#### [AIM OF THE TASK]
Filter for the word "chart" and keep each matching line.

#### INFORMATION PROVIDED

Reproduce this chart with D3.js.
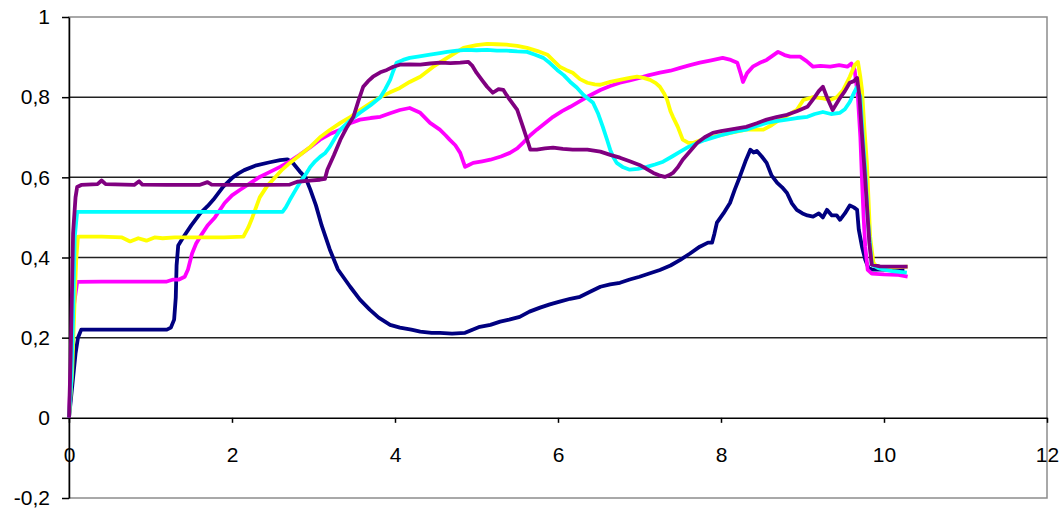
<!DOCTYPE html>
<html>
<head>
<meta charset="utf-8">
<script src="https://cdn.jsdelivr.net/npm/d3@7"></script>
<style>
  body { margin: 0; background: #fff; }
  svg text { font-family: "Liberation Sans", Arial, sans-serif; font-size: 21px; fill: #000; }
</style>
</head>
<body>
<svg id="chart" width="1062" height="510"></svg>
<script>
// values, [x, y]
const navy = [[0,0],[0.04,0.08],[0.08,0.16],[0.11,0.2],[0.15,0.22],[0.3,0.22],[0.6,0.22],[0.9,0.22],[1.2,0.22],[1.25,0.225],[1.29,0.245],[1.31,0.3],[1.32,0.38],[1.34,0.43],[1.4,0.45],[1.5,0.48],[1.61,0.51],[1.7,0.528],[1.77,0.544],[1.83,0.56],[1.89,0.576],[1.95,0.588],[2.01,0.6],[2.08,0.61],[2.15,0.618],[2.3,0.63],[2.45,0.637],[2.59,0.643],[2.68,0.645],[2.75,0.635],[2.83,0.615],[2.9,0.6],[2.96,0.57],[3.03,0.53],[3.1,0.48],[3.2,0.42],[3.3,0.37],[3.45,0.327],[3.57,0.295],[3.69,0.27],[3.8,0.25],[3.94,0.232],[4.06,0.225],[4.2,0.22],[4.31,0.215],[4.45,0.212],[4.55,0.212],[4.7,0.21],[4.86,0.212],[4.95,0.22],[5.04,0.227],[5.17,0.232],[5.29,0.24],[5.4,0.245],[5.53,0.252],[5.65,0.265],[5.78,0.275],[5.9,0.283],[6.02,0.29],[6.15,0.297],[6.27,0.302],[6.4,0.315],[6.52,0.327],[6.64,0.333],[6.76,0.337],[6.88,0.345],[7.0,0.352],[7.12,0.36],[7.25,0.369],[7.38,0.38],[7.5,0.394],[7.62,0.41],[7.74,0.427],[7.84,0.437],[7.89,0.437],[7.92,0.46],[7.95,0.487],[8.03,0.51],[8.11,0.536],[8.17,0.57],[8.23,0.601],[8.3,0.64],[8.36,0.669],[8.4,0.662],[8.44,0.666],[8.5,0.652],[8.56,0.636],[8.62,0.605],[8.69,0.586],[8.75,0.575],[8.81,0.561],[8.87,0.535],[8.93,0.519],[9.0,0.51],[9.06,0.505],[9.13,0.502],[9.2,0.51],[9.25,0.5],[9.3,0.519],[9.36,0.505],[9.42,0.505],[9.46,0.494],[9.52,0.51],[9.58,0.53],[9.63,0.525],[9.67,0.519],[9.69,0.47],[9.73,0.427],[9.77,0.394],[9.81,0.374],[9.85,0.37],[10.0,0.37],[10.25,0.37]]

const magenta = [[0,0],[0.03,0.15],[0.06,0.28],[0.1,0.339],[0.4,0.34],[0.8,0.34],[1.2,0.34],[1.28,0.345],[1.35,0.345],[1.42,0.352],[1.46,0.37],[1.51,0.41],[1.56,0.435],[1.61,0.452],[1.7,0.48],[1.79,0.5],[1.91,0.536],[2.0,0.555],[2.1,0.569],[2.22,0.585],[2.34,0.601],[2.46,0.613],[2.59,0.626],[2.71,0.64],[2.83,0.656],[2.96,0.675],[3.08,0.694],[3.2,0.708],[3.33,0.719],[3.45,0.735],[3.57,0.744],[3.7,0.748],[3.82,0.751],[3.94,0.76],[4.06,0.768],[4.18,0.773],[4.31,0.761],[4.43,0.736],[4.55,0.719],[4.62,0.705],[4.67,0.694],[4.74,0.68],[4.8,0.661],[4.86,0.626],[4.9,0.63],[4.96,0.636],[5.07,0.64],[5.17,0.644],[5.3,0.652],[5.41,0.661],[5.5,0.672],[5.57,0.686],[5.66,0.705],[5.74,0.719],[5.84,0.735],[5.94,0.751],[6.05,0.765],[6.15,0.776],[6.27,0.79],[6.36,0.801],[6.52,0.818],[6.64,0.828],[6.76,0.836],[6.88,0.842],[7.0,0.848],[7.12,0.855],[7.25,0.861],[7.38,0.866],[7.5,0.873],[7.62,0.88],[7.74,0.886],[7.88,0.892],[8.02,0.898],[8.12,0.893],[8.2,0.886],[8.24,0.86],[8.27,0.838],[8.32,0.86],[8.39,0.876],[8.47,0.885],[8.56,0.893],[8.63,0.903],[8.7,0.913],[8.78,0.905],[8.85,0.901],[8.97,0.901],[9.05,0.89],[9.13,0.876],[9.22,0.878],[9.34,0.876],[9.45,0.88],[9.55,0.876],[9.6,0.884],[9.64,0.868],[9.68,0.8],[9.71,0.7],[9.73,0.594],[9.75,0.5],[9.77,0.427],[9.8,0.369],[9.85,0.36],[10.0,0.358],[10.16,0.357],[10.29,0.352]]

const yellow = [[0,0],[0.04,0.12],[0.07,0.3],[0.09,0.4],[0.11,0.452],[0.4,0.452],[0.65,0.45],[0.75,0.44],[0.85,0.448],[0.95,0.442],[1.05,0.45],[1.15,0.448],[1.3,0.45],[1.6,0.45],[1.9,0.45],[2.14,0.452],[2.2,0.475],[2.25,0.5],[2.34,0.55],[2.43,0.578],[2.53,0.6],[2.62,0.62],[2.71,0.636],[2.83,0.655],[2.96,0.676],[3.08,0.7],[3.2,0.718],[3.33,0.736],[3.45,0.75],[3.57,0.768],[3.7,0.785],[3.82,0.8],[3.94,0.812],[4.06,0.823],[4.18,0.838],[4.31,0.851],[4.47,0.876],[4.64,0.898],[4.84,0.923],[5.0,0.93],[5.13,0.933],[5.25,0.932],[5.37,0.931],[5.5,0.928],[5.62,0.923],[5.75,0.915],[5.87,0.906],[5.95,0.89],[6.02,0.876],[6.1,0.868],[6.18,0.861],[6.27,0.845],[6.36,0.836],[6.45,0.832],[6.52,0.831],[6.64,0.838],[6.76,0.843],[6.88,0.848],[6.97,0.851],[7.05,0.848],[7.13,0.843],[7.2,0.835],[7.25,0.826],[7.3,0.81],[7.34,0.793],[7.38,0.765],[7.41,0.751],[7.47,0.726],[7.53,0.694],[7.6,0.686],[7.66,0.686],[7.78,0.695],[7.9,0.701],[8.1,0.71],[8.31,0.719],[8.52,0.719],[8.62,0.73],[8.72,0.744],[8.82,0.755],[8.93,0.768],[9.01,0.793],[9.13,0.8],[9.25,0.797],[9.34,0.793],[9.42,0.8],[9.5,0.818],[9.58,0.851],[9.64,0.88],[9.68,0.888],[9.71,0.85],[9.73,0.818],[9.76,0.72],[9.79,0.636],[9.83,0.452],[9.87,0.387],[9.92,0.375],[10.1,0.375],[10.29,0.377]]

const cyan = [[0,0],[0.03,0.1],[0.05,0.25],[0.07,0.45],[0.1,0.514],[0.5,0.514],[1.0,0.514],[1.5,0.514],[2.0,0.514],[2.4,0.514],[2.62,0.514],[2.66,0.525],[2.71,0.544],[2.77,0.565],[2.83,0.586],[2.9,0.606],[2.96,0.626],[3.02,0.64],[3.08,0.651],[3.14,0.66],[3.2,0.676],[3.27,0.7],[3.33,0.719],[3.45,0.742],[3.57,0.761],[3.7,0.78],[3.82,0.8],[3.88,0.82],[3.94,0.843],[3.98,0.866],[4.02,0.886],[4.1,0.893],[4.18,0.898],[4.3,0.902],[4.43,0.906],[4.55,0.91],[4.64,0.913],[4.76,0.916],[4.88,0.918],[5.0,0.917],[5.13,0.918],[5.25,0.916],[5.37,0.916],[5.5,0.914],[5.62,0.913],[5.72,0.906],[5.82,0.898],[5.9,0.885],[5.99,0.868],[6.07,0.855],[6.15,0.838],[6.23,0.824],[6.31,0.806],[6.37,0.796],[6.43,0.786],[6.49,0.76],[6.55,0.726],[6.6,0.695],[6.64,0.669],[6.68,0.65],[6.72,0.636],[6.8,0.625],[6.88,0.619],[6.98,0.621],[7.09,0.626],[7.19,0.632],[7.29,0.639],[7.4,0.652],[7.5,0.664],[7.6,0.676],[7.71,0.686],[7.8,0.693],[7.9,0.699],[8.0,0.705],[8.11,0.711],[8.2,0.715],[8.31,0.719],[8.44,0.728],[8.56,0.736],[8.68,0.74],[8.81,0.744],[8.93,0.748],[9.06,0.751],[9.15,0.758],[9.25,0.763],[9.35,0.758],[9.46,0.761],[9.52,0.77],[9.58,0.788],[9.63,0.81],[9.67,0.826],[9.71,0.8],[9.74,0.7],[9.77,0.619],[9.8,0.5],[9.82,0.452],[9.85,0.382],[9.95,0.372],[10.1,0.366],[10.28,0.362]]

const purple = [[0,0],[0.02,0.15],[0.04,0.35],[0.05,0.46],[0.08,0.55],[0.1,0.576],[0.15,0.581],[0.35,0.583],[0.4,0.592],[0.45,0.583],[0.8,0.581],[0.86,0.59],[0.9,0.582],[1.2,0.581],[1.6,0.581],[1.7,0.588],[1.75,0.582],[2.0,0.581],[2.4,0.581],[2.71,0.582],[2.8,0.589],[2.95,0.592],[3.08,0.594],[3.14,0.596],[3.17,0.619],[3.25,0.655],[3.33,0.694],[3.41,0.725],[3.49,0.751],[3.55,0.79],[3.61,0.826],[3.67,0.84],[3.73,0.851],[3.82,0.862],[3.9,0.868],[3.98,0.876],[4.06,0.881],[4.18,0.882],[4.31,0.881],[4.43,0.884],[4.55,0.886],[4.68,0.885],[4.8,0.886],[4.9,0.888],[4.95,0.878],[5.0,0.861],[5.07,0.842],[5.13,0.826],[5.2,0.811],[5.27,0.82],[5.33,0.818],[5.37,0.805],[5.41,0.793],[5.5,0.768],[5.57,0.726],[5.62,0.695],[5.66,0.669],[5.74,0.669],[5.84,0.672],[5.94,0.674],[6.06,0.671],[6.18,0.669],[6.36,0.669],[6.52,0.664],[6.64,0.656],[6.76,0.649],[6.88,0.64],[7.0,0.631],[7.08,0.622],[7.17,0.611],[7.24,0.605],[7.31,0.601],[7.36,0.605],[7.41,0.611],[7.47,0.625],[7.53,0.644],[7.62,0.665],[7.71,0.686],[7.8,0.7],[7.9,0.711],[8.0,0.715],[8.11,0.719],[8.2,0.722],[8.31,0.726],[8.44,0.735],[8.56,0.744],[8.68,0.75],[8.81,0.756],[8.93,0.765],[9.06,0.776],[9.15,0.8],[9.2,0.815],[9.25,0.826],[9.3,0.8],[9.37,0.768],[9.45,0.795],[9.52,0.815],[9.58,0.836],[9.63,0.84],[9.67,0.848],[9.7,0.8],[9.72,0.736],[9.75,0.65],[9.77,0.594],[9.8,0.5],[9.82,0.437],[9.85,0.382],[9.95,0.378],[10.1,0.377],[10.29,0.377]]

const series = [navy, magenta, yellow, cyan, purple]
const colors = ['#000080', '#ff00ff', '#ffff00', '#00ffff', '#800080']

const xTicks = [0, 2, 4, 6, 8, 10, 12]
const yTicks = [-0.2, 0, 0.2, 0.4, 0.6, 0.8, 1]
const yTickLabels = ['-0,2', '0', '0,2', '0,4', '0,6', '0,8', '1']
const gridValues = [0.2, 0.4, 0.6, 0.8]

const svg = d3.select('#chart')

const x = d3.scaleLinear().domain([0, 12]).range([69, 1047])
const y = d3.scaleLinear().domain([-0.2, 1]).range([498, 17])

// plot frame
svg.append('rect')
  .attr('x', x(0))
  .attr('y', y(1))
  .attr('width', x(12) - x(0))
  .attr('height', y(-0.2) - y(1))
  .attr('fill', 'none')
  .attr('stroke', '#8c8c8c')
  .attr('stroke-width', 1.5)

// gridlines
svg.append('g')
  .selectAll('line')
  .data(gridValues)
  .enter()
  .append('line')
  .attr('x1', x(0))
  .attr('x2', x(12))
  .attr('y1', d => y(d))
  .attr('y2', d => y(d))
  .attr('stroke', '#222')
  .attr('stroke-width', 1.5)

// y axis
const yAxis = svg.append('g')
  .attr('transform', `translate(${x(0)},0)`)
  .call(d3.axisLeft(y)
    .tickValues(yTicks)
    .tickSize(7)
    .tickSizeOuter(0)
    .tickPadding(12)
    .tickFormat((d, i) => yTickLabels[i]))
yAxis.select('.domain').attr('stroke', '#000').attr('stroke-width', 1.5)
yAxis.selectAll('.tick line').attr('stroke', '#000').attr('stroke-width', 1.5)
yAxis.attr('font-size', null).attr('font-family', null)

// x axis along y = 0
const xAxis = svg.append('g')
  .attr('transform', `translate(0,${y(0)})`)
  .call(d3.axisBottom(x)
    .tickValues(xTicks)
    .tickSize(5)
    .tickSizeOuter(0)
    .tickPadding(24)
    .tickFormat(d3.format('d')))
xAxis.select('.domain').attr('stroke', '#000').attr('stroke-width', 1.5)
xAxis.selectAll('.tick line').attr('stroke', '#000').attr('stroke-width', 1.5)
xAxis.attr('font-size', null).attr('font-family', null)

// series lines
const line = d3.line()
  .x(d => x(d[0]))
  .y(d => y(d[1]))

svg.append('g')
  .selectAll('path')
  .data(series)
  .enter()
  .append('path')
  .attr('d', line)
  .attr('fill', 'none')
  .attr('stroke', (d, i) => colors[i])
  .attr('stroke-width', 3.8)
  .attr('stroke-linejoin', 'round')
</script>
</body>
</html>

########

#### [EXERCISE RESPONSE]
Reproduce this chart with D3.js.
<svg id="chart" width="1062" height="510"></svg>
const svg = d3.select('#chart')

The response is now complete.